Drop the images; return everything else in the listing below exactly.
== AVAILABLE DATA
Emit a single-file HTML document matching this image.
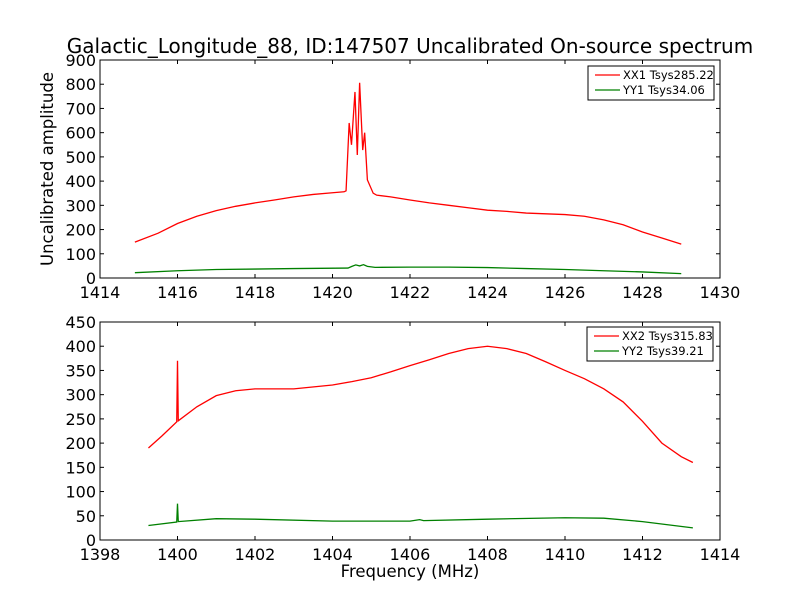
<!DOCTYPE html>
<html><head><meta charset="utf-8"><style>
body{margin:0;background:#fff;}
svg text{font-family:"DejaVu Sans","Liberation Sans",sans-serif;fill:#000;}
</style></head><body>
<svg id="c" width="800" height="600" xmlns="http://www.w3.org/2000/svg">
<rect width="800" height="600" fill="#fff"/>
<text x="410" y="53" font-size="20" text-anchor="middle">Galactic_Longitude_88, ID:147507 Uncalibrated On-source spectrum</text>
<text x="410" y="577" font-size="16.5" text-anchor="middle">Frequency (MHz)</text>
<text transform="translate(53,169) rotate(-90)" font-size="16.5" text-anchor="middle">Uncalibrated amplitude</text>
</svg>
<script>
const topXX1F=[1414.9,1415.5,1416,1416.5,1417,1417.5,1418,1418.5,1419,1419.5,1420,1420.3,1420.35,1420.43,1420.49,1420.58,1420.64,1420.70,1420.78,1420.83,1420.90,1421.05,1421.14,1421.5,1422,1422.5,1423,1423.5,1424,1424.5,1425,1425.5,1426,1426.5,1427,1427.5,1428,1428.5,1429];
const topXX1V=[148,185,225,255,278,296,310,322,335,345,352,356,360,640,550,768,508,806,528,600,405,350,342,335,322,310,300,290,280,275,268,265,262,255,240,220,190,165,140];
const topYY1F=[1414.9,1416,1417,1418,1419,1420.4,1420.5,1420.6,1420.7,1420.8,1420.9,1421.1,1422,1423,1424,1425,1426,1427,1428,1429];
const topYY1V=[22,30,35,37,39,41,48,54,50,55,48,44,45,45,43,39,35,30,25,18];
const botXX2F=[1399.25,1399.6,1399.98,1400.0,1400.02,1400.5,1401,1401.5,1402,1403,1404,1404.5,1405,1405.5,1406,1406.5,1407,1407.5,1408,1408.5,1409,1409.5,1410,1410.5,1411,1411.5,1412,1412.5,1413,1413.3];
const botXX2V=[190,215,244,370,246,275,298,308,312,312,320,327,335,347,360,372,385,395,400,395,385,368,350,333,312,285,245,200,172,160];
const botYY2F=[1399.25,1399.98,1400.0,1400.02,1401,1402,1404,1406,1406.25,1406.35,1408,1410,1411,1412,1413.3];
const botYY2V=[30,37,75,38,44,43,39,39,42,40,43,46,45,38,25];
const topXTicks=[1414,1416,1418,1420,1422,1424,1426,1428,1430];
const topYTicks=[0,100,200,300,400,500,600,700,800,900];
const botXTicks=[1398,1400,1402,1404,1406,1408,1410,1412,1414];
const botYTicks=[0,50,100,150,200,250,300,350,400,450];
const topLegend=["XX1 Tsys285.22","YY1 Tsys34.06"];
const botLegend=["XX2 Tsys315.83","YY2 Tsys39.21"];
const NS="http://www.w3.org/2000/svg";
const svg=document.getElementById('c');
function mk(t,a,p){const e=document.createElementNS(NS,t);for(const k in a)e.setAttribute(k,a[k]);(p||svg).appendChild(e);return e;}
function panel(name,x0,x1,y0,y1,xmin,xmax,ymin,ymax,xt,yt,series,leg,lx,ly){
  const g=mk('g',{});
  
  
  const X=v=>x0+(v-xmin)/(xmax-xmin)*(x1-x0);
  const Y=v=>y1-(v-ymin)/(ymax-ymin)*(y1-y0);
  series.forEach(s=>{
    const d=s.f.map((f,i)=>(i?'L':'M')+X(f).toFixed(2)+','+Y(s.v[i]).toFixed(2)).join('');
    const p=mk('path',{d:d,fill:'none',stroke:s.c,'stroke-width':1.3},g);
    
    
  });
  mk('rect',{x:x0,y:y0,width:x1-x0,height:y1-y0,fill:'none',stroke:'#000','stroke-width':1},g);
  xt.forEach(t=>{const x=X(t);
    mk('line',{x1:x,x2:x,y1:y1,y2:y1-4,stroke:'#000'},g);
    mk('line',{x1:x,x2:x,y1:y0,y2:y0+4,stroke:'#000'},g);
    const tx=mk('text',{x:x,y:y1+20,'font-size':16,'text-anchor':'middle'},g);tx.textContent=t;
    
    
  });
  yt.forEach(t=>{const y=Y(t);
    mk('line',{x1:x0,x2:x0+4,y1:y,y2:y,stroke:'#000'},g);
    mk('line',{x1:x1,x2:x1-4,y1:y,y2:y,stroke:'#000'},g);
    const tx=mk('text',{x:x0-4,y:y+6,'font-size':16,'text-anchor':'end'},g);tx.textContent=t;
    
    
  });
  const lg=mk('g',{},g);
  
  
  mk('rect',{x:lx,y:ly,width:126,height:34,fill:'#fff',stroke:'#000','stroke-width':1},lg);
  leg.forEach((l,i)=>{const yy=ly+9+i*15;
    mk('line',{x1:lx+7,x2:lx+32,y1:yy,y2:yy,stroke:series[i].c,'stroke-width':1.3},lg);
    const tx=mk('text',{x:lx+35,y:yy+4,'font-size':11.5},lg);tx.textContent=l;
    
    
  });
}
panel('top-panel',100,720,60,278,1414,1430,0,900,topXTicks,topYTicks,
 [{f:topXX1F,v:topXX1V,c:'#ff0000',n:'xx1-line'},{f:topYY1F,v:topYY1V,c:'#008000',n:'yy1-line'}],topLegend,588,66);
panel('bottom-panel',100,720,322,540,1398,1414,0,450,botXTicks,botYTicks,
 [{f:botXX2F,v:botXX2V,c:'#ff0000',n:'xx2-line'},{f:botYY2F,v:botYY2V,c:'#008000',n:'yy2-line'}],botLegend,587,327);
</script>
</body></html>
====
▶ [SOLVED PROBLEM]
Emit a single-file HTML document matching this image.
<!DOCTYPE html>
<html><head><meta charset="utf-8"><style>
body{margin:0;background:#fff;}
svg text{font-family:"DejaVu Sans","Liberation Sans",sans-serif;fill:#000;}
</style></head><body>
<svg id="c" width="800" height="600" xmlns="http://www.w3.org/2000/svg">
<rect width="800" height="600" fill="#fff"/>
<text x="410" y="53" font-size="20" text-anchor="middle">Galactic_Longitude_88, ID:147507 Uncalibrated On-source spectrum</text>
<text x="410" y="577" font-size="16.5" text-anchor="middle">Frequency (MHz)</text>
<text transform="translate(53,169) rotate(-90)" font-size="16.5" text-anchor="middle">Uncalibrated amplitude</text>
</svg>
<script>
const topXX1F=[1414.9,1415.5,1416,1416.5,1417,1417.5,1418,1418.5,1419,1419.5,1420,1420.3,1420.35,1420.43,1420.49,1420.58,1420.64,1420.70,1420.78,1420.83,1420.90,1421.05,1421.14,1421.5,1422,1422.5,1423,1423.5,1424,1424.5,1425,1425.5,1426,1426.5,1427,1427.5,1428,1428.5,1429];
const topXX1V=[148,185,225,255,278,296,310,322,335,345,352,356,360,640,550,768,508,806,528,600,405,350,342,335,322,310,300,290,280,275,268,265,262,255,240,220,190,165,140];
const topYY1F=[1414.9,1416,1417,1418,1419,1420.4,1420.5,1420.6,1420.7,1420.8,1420.9,1421.1,1422,1423,1424,1425,1426,1427,1428,1429];
const topYY1V=[22,30,35,37,39,41,48,54,50,55,48,44,45,45,43,39,35,30,25,18];
const botXX2F=[1399.25,1399.6,1399.98,1400.0,1400.02,1400.5,1401,1401.5,1402,1403,1404,1404.5,1405,1405.5,1406,1406.5,1407,1407.5,1408,1408.5,1409,1409.5,1410,1410.5,1411,1411.5,1412,1412.5,1413,1413.3];
const botXX2V=[190,215,244,370,246,275,298,308,312,312,320,327,335,347,360,372,385,395,400,395,385,368,350,333,312,285,245,200,172,160];
const botYY2F=[1399.25,1399.98,1400.0,1400.02,1401,1402,1404,1406,1406.25,1406.35,1408,1410,1411,1412,1413.3];
const botYY2V=[30,37,75,38,44,43,39,39,42,40,43,46,45,38,25];
const topXTicks=[1414,1416,1418,1420,1422,1424,1426,1428,1430];
const topYTicks=[0,100,200,300,400,500,600,700,800,900];
const botXTicks=[1398,1400,1402,1404,1406,1408,1410,1412,1414];
const botYTicks=[0,50,100,150,200,250,300,350,400,450];
const topLegend=["XX1 Tsys285.22","YY1 Tsys34.06"];
const botLegend=["XX2 Tsys315.83","YY2 Tsys39.21"];
const NS="http://www.w3.org/2000/svg";
const svg=document.getElementById('c');
function mk(t,a,p){const e=document.createElementNS(NS,t);for(const k in a)e.setAttribute(k,a[k]);(p||svg).appendChild(e);return e;}
function panel(name,x0,x1,y0,y1,xmin,xmax,ymin,ymax,xt,yt,series,leg,lx,ly){
  const g=mk('g',{});
  
  
  const X=v=>x0+(v-xmin)/(xmax-xmin)*(x1-x0);
  const Y=v=>y1-(v-ymin)/(ymax-ymin)*(y1-y0);
  series.forEach(s=>{
    const d=s.f.map((f,i)=>(i?'L':'M')+X(f).toFixed(2)+','+Y(s.v[i]).toFixed(2)).join('');
    const p=mk('path',{d:d,fill:'none',stroke:s.c,'stroke-width':1.3},g);
    
    
  });
  mk('rect',{x:x0,y:y0,width:x1-x0,height:y1-y0,fill:'none',stroke:'#000','stroke-width':1},g);
  xt.forEach(t=>{const x=X(t);
    mk('line',{x1:x,x2:x,y1:y1,y2:y1-4,stroke:'#000'},g);
    mk('line',{x1:x,x2:x,y1:y0,y2:y0+4,stroke:'#000'},g);
    const tx=mk('text',{x:x,y:y1+20,'font-size':16,'text-anchor':'middle'},g);tx.textContent=t;
    
    
  });
  yt.forEach(t=>{const y=Y(t);
    mk('line',{x1:x0,x2:x0+4,y1:y,y2:y,stroke:'#000'},g);
    mk('line',{x1:x1,x2:x1-4,y1:y,y2:y,stroke:'#000'},g);
    const tx=mk('text',{x:x0-4,y:y+6,'font-size':16,'text-anchor':'end'},g);tx.textContent=t;
    
    
  });
  const lg=mk('g',{},g);
  
  
  mk('rect',{x:lx,y:ly,width:126,height:34,fill:'#fff',stroke:'#000','stroke-width':1},lg);
  leg.forEach((l,i)=>{const yy=ly+9+i*15;
    mk('line',{x1:lx+7,x2:lx+32,y1:yy,y2:yy,stroke:series[i].c,'stroke-width':1.3},lg);
    const tx=mk('text',{x:lx+35,y:yy+4,'font-size':11.5},lg);tx.textContent=l;
    
    
  });
}
panel('top-panel',100,720,60,278,1414,1430,0,900,topXTicks,topYTicks,
 [{f:topXX1F,v:topXX1V,c:'#ff0000',n:'xx1-line'},{f:topYY1F,v:topYY1V,c:'#008000',n:'yy1-line'}],topLegend,588,66);
panel('bottom-panel',100,720,322,540,1398,1414,0,450,botXTicks,botYTicks,
 [{f:botXX2F,v:botXX2V,c:'#ff0000',n:'xx2-line'},{f:botYY2F,v:botYY2V,c:'#008000',n:'yy2-line'}],botLegend,587,327);
</script>
</body></html>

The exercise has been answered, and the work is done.